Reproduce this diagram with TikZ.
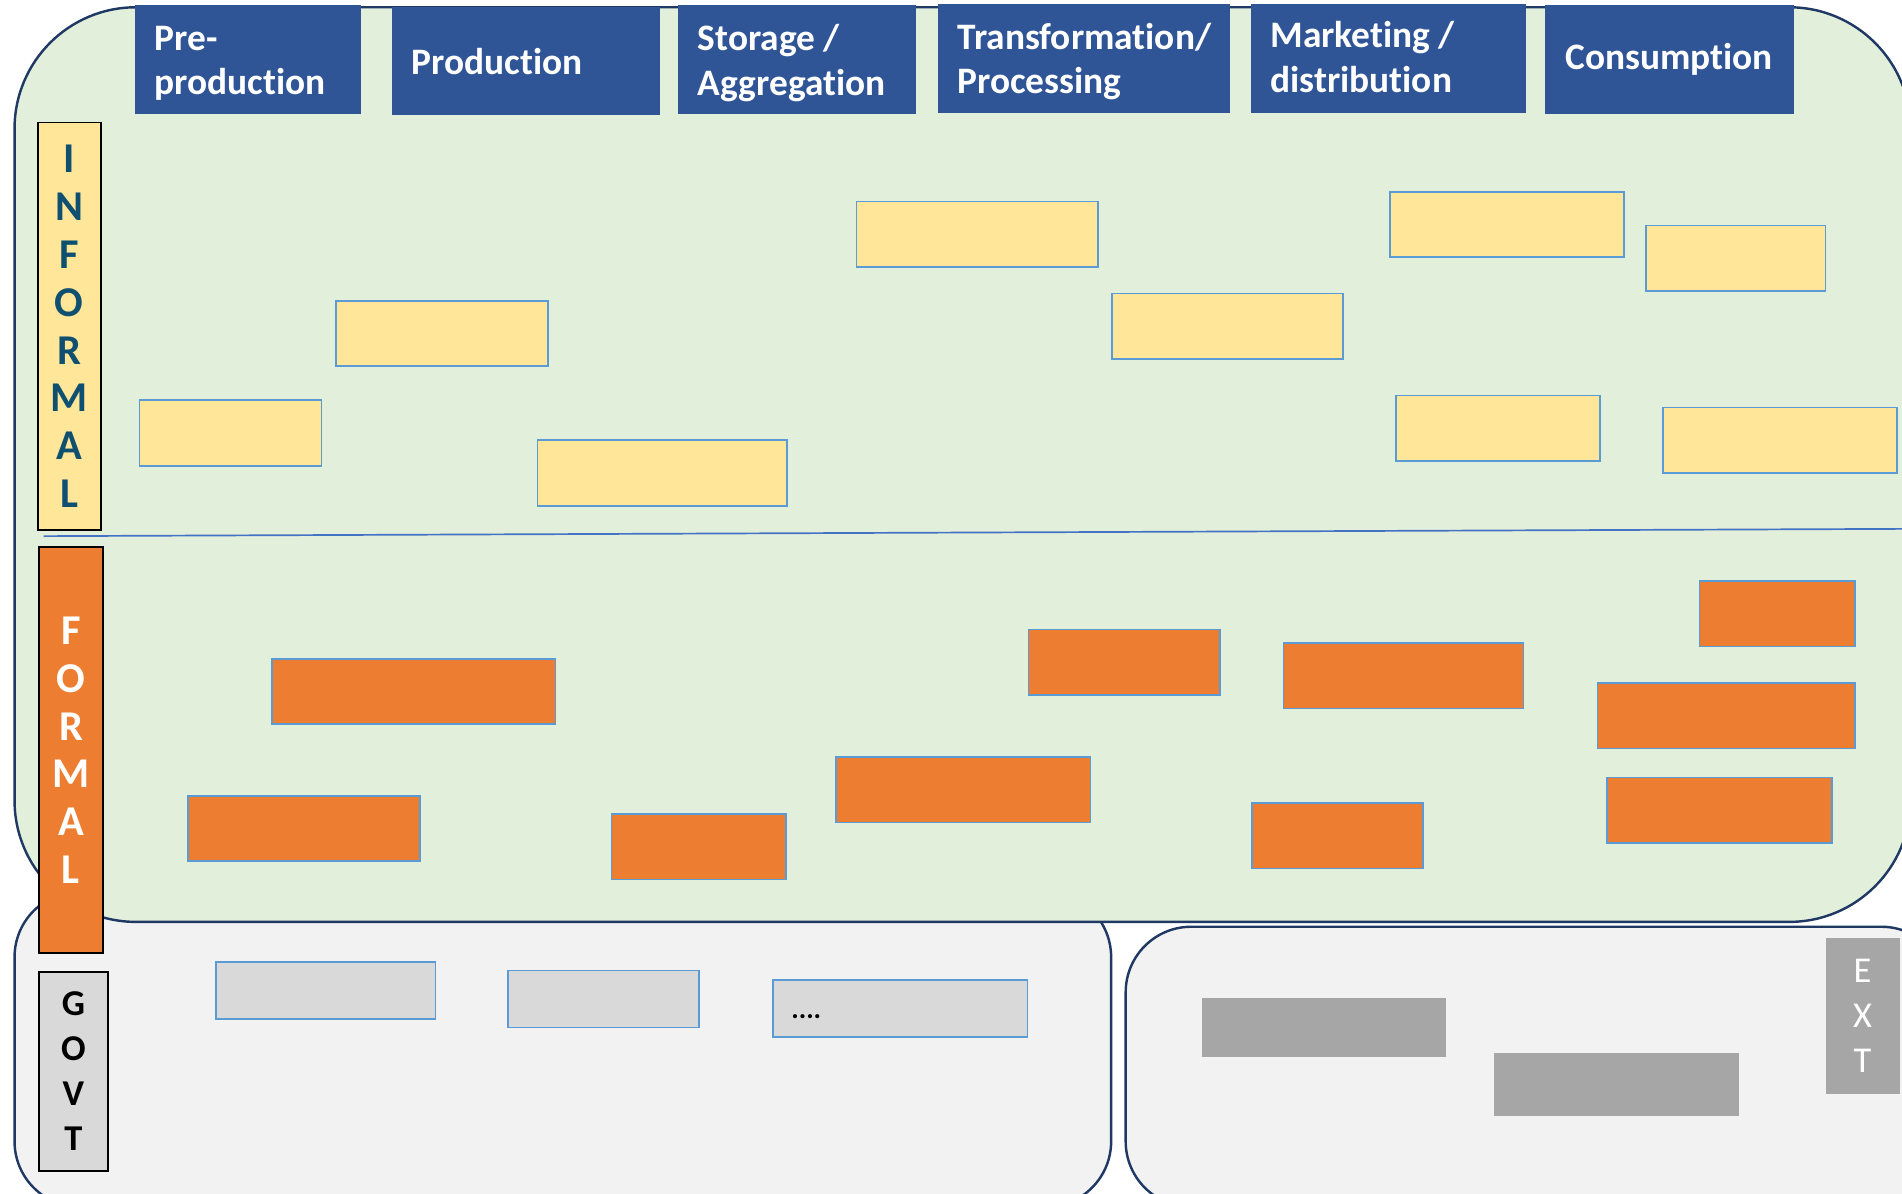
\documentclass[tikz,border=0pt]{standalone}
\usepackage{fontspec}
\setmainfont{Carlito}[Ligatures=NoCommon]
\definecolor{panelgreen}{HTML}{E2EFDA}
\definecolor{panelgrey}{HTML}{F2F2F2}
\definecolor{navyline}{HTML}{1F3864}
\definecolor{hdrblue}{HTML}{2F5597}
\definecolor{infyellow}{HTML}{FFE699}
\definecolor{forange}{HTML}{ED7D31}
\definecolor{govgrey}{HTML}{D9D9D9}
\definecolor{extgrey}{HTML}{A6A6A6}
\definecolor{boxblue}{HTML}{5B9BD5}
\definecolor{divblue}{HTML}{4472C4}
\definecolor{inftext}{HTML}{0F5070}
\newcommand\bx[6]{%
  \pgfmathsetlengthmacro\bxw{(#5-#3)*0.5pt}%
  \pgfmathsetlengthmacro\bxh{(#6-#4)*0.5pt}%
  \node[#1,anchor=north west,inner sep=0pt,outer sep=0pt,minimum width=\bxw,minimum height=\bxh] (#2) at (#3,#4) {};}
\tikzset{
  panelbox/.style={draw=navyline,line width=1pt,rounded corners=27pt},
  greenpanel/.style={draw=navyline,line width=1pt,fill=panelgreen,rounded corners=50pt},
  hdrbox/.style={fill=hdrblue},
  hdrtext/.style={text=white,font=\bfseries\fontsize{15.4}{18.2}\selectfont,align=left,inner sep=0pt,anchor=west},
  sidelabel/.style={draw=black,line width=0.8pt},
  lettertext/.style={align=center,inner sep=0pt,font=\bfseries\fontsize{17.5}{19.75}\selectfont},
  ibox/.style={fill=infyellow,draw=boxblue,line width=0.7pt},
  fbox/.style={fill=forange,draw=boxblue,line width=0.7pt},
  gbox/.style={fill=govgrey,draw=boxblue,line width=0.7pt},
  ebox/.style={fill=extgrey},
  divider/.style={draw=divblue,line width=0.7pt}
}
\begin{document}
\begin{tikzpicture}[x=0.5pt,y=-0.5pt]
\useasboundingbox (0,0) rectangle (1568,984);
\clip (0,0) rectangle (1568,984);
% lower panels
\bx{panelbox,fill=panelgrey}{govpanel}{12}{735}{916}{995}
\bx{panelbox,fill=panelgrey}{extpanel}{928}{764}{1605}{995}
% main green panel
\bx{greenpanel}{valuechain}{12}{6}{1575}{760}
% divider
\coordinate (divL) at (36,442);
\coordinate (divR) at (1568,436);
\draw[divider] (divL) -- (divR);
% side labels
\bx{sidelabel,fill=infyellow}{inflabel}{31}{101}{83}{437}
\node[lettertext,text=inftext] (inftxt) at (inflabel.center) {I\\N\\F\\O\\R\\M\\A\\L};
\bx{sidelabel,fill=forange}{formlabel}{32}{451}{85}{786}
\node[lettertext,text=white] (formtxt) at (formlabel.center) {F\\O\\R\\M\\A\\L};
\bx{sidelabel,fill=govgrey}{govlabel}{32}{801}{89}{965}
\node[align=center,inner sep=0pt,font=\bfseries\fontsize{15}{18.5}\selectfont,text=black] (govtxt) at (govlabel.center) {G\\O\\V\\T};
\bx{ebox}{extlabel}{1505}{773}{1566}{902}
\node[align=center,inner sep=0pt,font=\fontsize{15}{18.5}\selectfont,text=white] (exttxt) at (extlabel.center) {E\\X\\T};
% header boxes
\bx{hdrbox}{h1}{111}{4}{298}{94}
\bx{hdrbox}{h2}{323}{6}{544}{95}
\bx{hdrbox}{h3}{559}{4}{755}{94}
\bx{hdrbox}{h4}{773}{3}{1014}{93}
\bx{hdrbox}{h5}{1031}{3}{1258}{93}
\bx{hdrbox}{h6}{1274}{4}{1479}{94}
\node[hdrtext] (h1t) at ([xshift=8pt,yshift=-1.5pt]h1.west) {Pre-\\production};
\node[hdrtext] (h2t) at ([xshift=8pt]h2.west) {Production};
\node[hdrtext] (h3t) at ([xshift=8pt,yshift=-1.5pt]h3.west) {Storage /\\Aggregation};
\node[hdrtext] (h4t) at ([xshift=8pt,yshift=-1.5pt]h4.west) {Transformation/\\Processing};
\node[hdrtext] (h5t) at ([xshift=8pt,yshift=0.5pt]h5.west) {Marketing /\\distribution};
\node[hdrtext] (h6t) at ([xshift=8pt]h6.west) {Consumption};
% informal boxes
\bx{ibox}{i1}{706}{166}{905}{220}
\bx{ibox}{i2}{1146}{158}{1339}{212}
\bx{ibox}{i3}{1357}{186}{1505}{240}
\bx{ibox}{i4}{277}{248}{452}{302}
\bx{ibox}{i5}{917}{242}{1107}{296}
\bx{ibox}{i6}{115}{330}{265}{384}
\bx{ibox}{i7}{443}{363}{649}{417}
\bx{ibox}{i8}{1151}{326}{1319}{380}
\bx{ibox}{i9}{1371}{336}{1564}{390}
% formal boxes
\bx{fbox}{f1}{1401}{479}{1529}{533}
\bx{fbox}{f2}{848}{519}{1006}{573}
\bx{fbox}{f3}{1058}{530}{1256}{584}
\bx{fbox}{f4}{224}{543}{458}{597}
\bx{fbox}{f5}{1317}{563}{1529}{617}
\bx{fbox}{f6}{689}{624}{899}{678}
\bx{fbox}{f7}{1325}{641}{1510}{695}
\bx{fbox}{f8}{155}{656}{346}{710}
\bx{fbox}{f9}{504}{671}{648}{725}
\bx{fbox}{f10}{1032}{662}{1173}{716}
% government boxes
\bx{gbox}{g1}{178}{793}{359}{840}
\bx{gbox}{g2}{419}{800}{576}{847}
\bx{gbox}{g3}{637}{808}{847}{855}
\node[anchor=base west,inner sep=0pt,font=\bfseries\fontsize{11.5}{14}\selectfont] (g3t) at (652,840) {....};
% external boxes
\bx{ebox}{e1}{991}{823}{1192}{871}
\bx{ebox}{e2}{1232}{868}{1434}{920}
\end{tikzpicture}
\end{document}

# # #

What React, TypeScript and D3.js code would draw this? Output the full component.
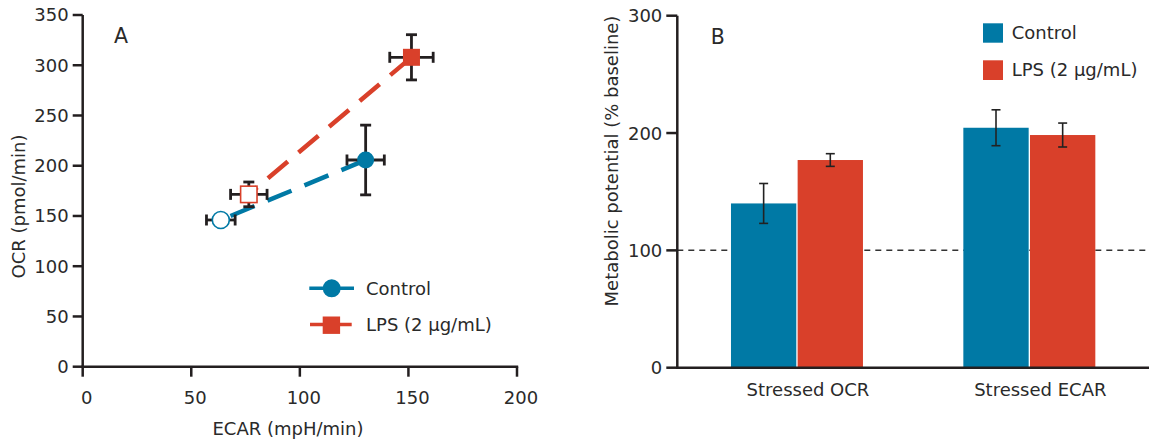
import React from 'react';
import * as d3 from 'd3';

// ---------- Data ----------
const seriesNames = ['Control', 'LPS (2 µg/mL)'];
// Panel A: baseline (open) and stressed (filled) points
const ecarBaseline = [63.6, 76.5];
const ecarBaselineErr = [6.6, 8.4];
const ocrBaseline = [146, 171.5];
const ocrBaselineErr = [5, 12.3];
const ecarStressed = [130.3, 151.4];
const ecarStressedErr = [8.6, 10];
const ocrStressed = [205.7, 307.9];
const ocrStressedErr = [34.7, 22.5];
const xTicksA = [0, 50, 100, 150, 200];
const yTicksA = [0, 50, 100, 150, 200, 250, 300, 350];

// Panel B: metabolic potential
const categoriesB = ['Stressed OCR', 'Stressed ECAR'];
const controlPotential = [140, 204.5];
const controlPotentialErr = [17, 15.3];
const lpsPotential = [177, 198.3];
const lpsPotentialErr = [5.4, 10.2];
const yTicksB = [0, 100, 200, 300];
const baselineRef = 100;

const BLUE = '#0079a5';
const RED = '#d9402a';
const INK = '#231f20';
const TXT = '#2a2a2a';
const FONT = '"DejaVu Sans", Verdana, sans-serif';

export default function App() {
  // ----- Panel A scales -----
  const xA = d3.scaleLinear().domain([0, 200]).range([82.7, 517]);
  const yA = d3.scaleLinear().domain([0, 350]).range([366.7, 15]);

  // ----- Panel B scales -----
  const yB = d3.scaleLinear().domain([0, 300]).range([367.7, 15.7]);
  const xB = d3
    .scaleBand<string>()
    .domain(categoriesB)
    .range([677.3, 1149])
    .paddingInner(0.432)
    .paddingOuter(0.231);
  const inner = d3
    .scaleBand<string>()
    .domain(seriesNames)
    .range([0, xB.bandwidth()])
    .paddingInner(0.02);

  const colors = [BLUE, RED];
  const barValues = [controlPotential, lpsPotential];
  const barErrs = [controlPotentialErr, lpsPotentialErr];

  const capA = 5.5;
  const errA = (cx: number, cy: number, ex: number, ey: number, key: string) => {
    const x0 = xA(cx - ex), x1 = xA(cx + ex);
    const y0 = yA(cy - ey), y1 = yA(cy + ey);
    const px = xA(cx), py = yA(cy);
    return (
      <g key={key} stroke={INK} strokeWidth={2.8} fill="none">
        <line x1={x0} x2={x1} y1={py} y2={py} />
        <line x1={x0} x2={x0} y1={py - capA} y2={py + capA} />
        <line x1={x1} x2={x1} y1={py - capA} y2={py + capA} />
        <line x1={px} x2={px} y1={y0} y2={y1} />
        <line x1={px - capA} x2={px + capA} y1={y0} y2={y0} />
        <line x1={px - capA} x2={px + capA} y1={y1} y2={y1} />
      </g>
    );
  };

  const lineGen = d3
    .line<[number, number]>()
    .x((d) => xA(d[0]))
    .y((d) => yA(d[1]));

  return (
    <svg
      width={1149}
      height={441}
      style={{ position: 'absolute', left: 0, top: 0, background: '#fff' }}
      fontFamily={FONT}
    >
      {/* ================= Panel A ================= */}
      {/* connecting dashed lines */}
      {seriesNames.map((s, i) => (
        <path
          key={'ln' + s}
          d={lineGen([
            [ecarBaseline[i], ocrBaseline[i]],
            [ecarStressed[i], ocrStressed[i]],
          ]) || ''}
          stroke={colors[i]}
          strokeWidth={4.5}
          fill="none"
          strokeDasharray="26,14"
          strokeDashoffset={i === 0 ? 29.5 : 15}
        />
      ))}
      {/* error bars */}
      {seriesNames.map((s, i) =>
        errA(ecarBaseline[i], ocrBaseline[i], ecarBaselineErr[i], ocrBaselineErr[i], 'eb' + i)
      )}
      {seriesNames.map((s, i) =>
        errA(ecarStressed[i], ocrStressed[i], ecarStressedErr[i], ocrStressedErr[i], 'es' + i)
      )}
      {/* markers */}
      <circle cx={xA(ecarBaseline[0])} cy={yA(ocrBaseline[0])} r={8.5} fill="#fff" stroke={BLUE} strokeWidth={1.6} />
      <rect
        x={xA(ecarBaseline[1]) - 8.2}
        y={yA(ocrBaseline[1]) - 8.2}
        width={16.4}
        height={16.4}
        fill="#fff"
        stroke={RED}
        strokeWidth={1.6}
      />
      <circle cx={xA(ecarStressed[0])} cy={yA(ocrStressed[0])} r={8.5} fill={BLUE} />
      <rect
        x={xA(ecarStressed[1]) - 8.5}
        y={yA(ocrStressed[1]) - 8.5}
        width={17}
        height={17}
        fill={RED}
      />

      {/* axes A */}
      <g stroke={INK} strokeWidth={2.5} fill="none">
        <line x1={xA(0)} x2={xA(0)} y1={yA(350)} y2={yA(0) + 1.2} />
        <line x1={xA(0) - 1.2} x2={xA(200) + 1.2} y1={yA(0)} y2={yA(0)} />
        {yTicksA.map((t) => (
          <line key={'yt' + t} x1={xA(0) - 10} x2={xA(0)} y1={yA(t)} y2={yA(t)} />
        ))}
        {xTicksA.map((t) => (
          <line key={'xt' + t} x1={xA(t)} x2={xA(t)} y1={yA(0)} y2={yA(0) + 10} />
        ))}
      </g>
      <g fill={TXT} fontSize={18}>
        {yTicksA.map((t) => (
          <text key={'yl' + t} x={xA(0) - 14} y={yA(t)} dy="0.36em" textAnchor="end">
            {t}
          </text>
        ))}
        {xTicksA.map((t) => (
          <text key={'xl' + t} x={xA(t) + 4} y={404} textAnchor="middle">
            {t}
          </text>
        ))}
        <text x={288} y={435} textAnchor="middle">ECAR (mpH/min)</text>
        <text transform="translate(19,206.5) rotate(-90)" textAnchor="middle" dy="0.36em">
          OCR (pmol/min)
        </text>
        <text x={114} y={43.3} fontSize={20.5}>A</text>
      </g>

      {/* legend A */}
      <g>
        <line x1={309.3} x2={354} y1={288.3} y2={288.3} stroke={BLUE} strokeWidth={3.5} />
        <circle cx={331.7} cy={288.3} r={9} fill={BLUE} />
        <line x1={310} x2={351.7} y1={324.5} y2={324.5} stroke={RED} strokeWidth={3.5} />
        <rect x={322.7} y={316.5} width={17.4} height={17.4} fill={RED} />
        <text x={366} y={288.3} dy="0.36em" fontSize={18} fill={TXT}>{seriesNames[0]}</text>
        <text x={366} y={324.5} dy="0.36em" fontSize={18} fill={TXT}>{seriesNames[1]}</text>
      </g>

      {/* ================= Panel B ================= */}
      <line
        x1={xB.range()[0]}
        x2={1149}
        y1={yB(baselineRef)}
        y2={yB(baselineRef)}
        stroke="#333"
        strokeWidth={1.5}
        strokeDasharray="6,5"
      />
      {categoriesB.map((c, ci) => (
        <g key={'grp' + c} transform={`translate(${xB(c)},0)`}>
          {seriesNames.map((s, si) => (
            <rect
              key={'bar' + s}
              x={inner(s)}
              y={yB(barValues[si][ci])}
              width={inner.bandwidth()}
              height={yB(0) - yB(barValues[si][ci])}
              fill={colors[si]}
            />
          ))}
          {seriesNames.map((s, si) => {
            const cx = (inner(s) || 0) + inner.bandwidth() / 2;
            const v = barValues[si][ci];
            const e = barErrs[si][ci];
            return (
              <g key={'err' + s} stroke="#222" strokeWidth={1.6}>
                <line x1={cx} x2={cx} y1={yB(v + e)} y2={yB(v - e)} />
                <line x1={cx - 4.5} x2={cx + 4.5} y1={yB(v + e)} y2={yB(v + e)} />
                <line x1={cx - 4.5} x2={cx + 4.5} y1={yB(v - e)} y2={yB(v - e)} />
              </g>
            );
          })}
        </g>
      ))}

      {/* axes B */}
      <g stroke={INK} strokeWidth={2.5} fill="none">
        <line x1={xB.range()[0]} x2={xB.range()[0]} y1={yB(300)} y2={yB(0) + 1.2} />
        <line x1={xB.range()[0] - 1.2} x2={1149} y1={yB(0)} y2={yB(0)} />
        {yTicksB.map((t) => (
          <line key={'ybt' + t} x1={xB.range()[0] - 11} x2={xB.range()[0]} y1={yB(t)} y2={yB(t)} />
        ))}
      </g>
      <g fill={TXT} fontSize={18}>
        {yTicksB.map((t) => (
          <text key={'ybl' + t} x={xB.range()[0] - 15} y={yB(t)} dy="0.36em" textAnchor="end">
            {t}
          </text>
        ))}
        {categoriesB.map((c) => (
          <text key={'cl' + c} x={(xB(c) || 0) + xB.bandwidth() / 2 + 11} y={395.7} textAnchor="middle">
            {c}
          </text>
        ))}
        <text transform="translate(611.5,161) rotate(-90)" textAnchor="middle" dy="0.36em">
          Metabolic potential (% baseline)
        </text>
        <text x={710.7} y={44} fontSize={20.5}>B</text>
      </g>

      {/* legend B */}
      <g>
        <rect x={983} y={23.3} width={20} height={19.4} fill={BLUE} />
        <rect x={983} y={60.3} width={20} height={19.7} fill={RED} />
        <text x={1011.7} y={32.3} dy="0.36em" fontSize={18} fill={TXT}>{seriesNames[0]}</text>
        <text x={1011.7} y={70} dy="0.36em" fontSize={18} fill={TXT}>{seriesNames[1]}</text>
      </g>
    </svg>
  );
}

# # #

Stated problem: Leave the pictures aside and restate exactly the lines from the one containing "What React, TypeScript" to the one containing "import * as d3 from 'd3';", those two lines included.

Result for this exercise:
What React, TypeScript and D3.js code would draw this? Output the full component.
import React from 'react';
import * as d3 from 'd3';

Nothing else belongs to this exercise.